Sonia Ahsan-Tirmizi. 2021. Pious Peripheries: Runaway Women in Post-Taliban Afghanistan.Standford, CA: Standford University Press. 239 pp., ISBN: 9781503614710

Keywords: Afghan women, Taliban, Khana-yi-aman, landay, Promiscuous modernity, honor, ethics, piety, selfhood.

Pious Peripheries opens with the question of what happened to the runway Muslim women living in Khana-yi-aman (“home of safety”) after the second fall of Afghanistan back to the rule of the Taliban regime in 2021. The work of Ahsan-Tirmizi is a deeply anthropological endeavor in both thought and content. It unveils the underexplored narratives behind a shelter built to host Afghan women who have run away from their homes for different reasons (including abuse, rape, and violence). The shelter was established by the Ministry of Women’s Affairs (MoWA) in 2001 to handle women’s rights issues in Afghanistan. Now, the MoWA has been replaced with the Ministry for the Propagation of Virtue and the Prevention of Vice in  September 2021.

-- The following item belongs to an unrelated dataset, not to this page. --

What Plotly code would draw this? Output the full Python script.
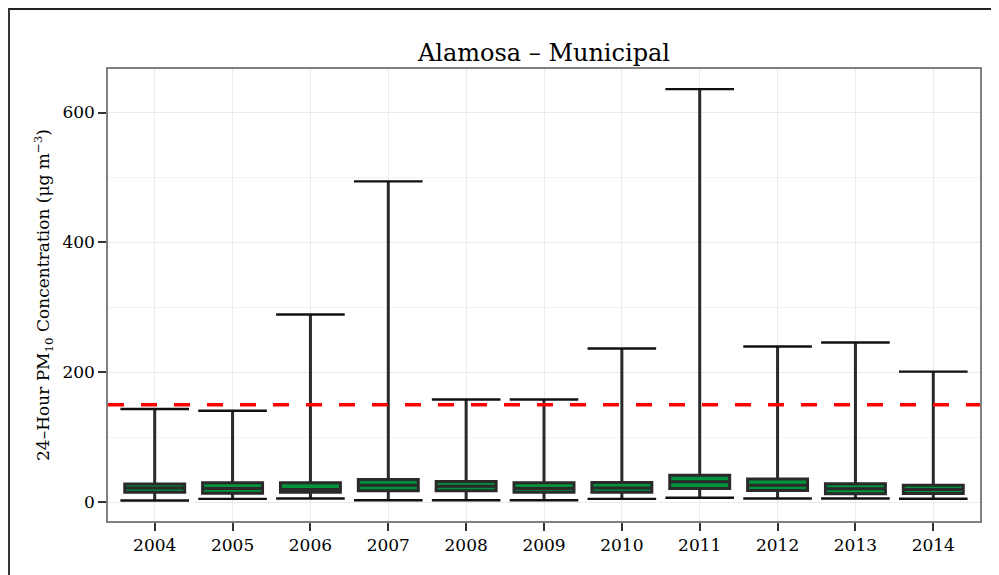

Ahsan-Tirmizi’s ethnographic articulations as both a participant observer and an empathized activist, and her autoethnographic insights as an insider woman who can speak Pashto through seventeen years of growing up in Peshawar, provide unparalleled richness to the text. At the backdrop of wider scholarship on Islam and feminism, particularly related to the Taliban and Afghanistan, Ahsan-Tirmizi takes the promiscuous self of the runaway Muslim woman as a central aspect of the project, looking beyond the binary understanding of tradition and modernity and affirming the idea that the everyday struggles of Afghan women are not limited to the consolidation of norms and their subversion.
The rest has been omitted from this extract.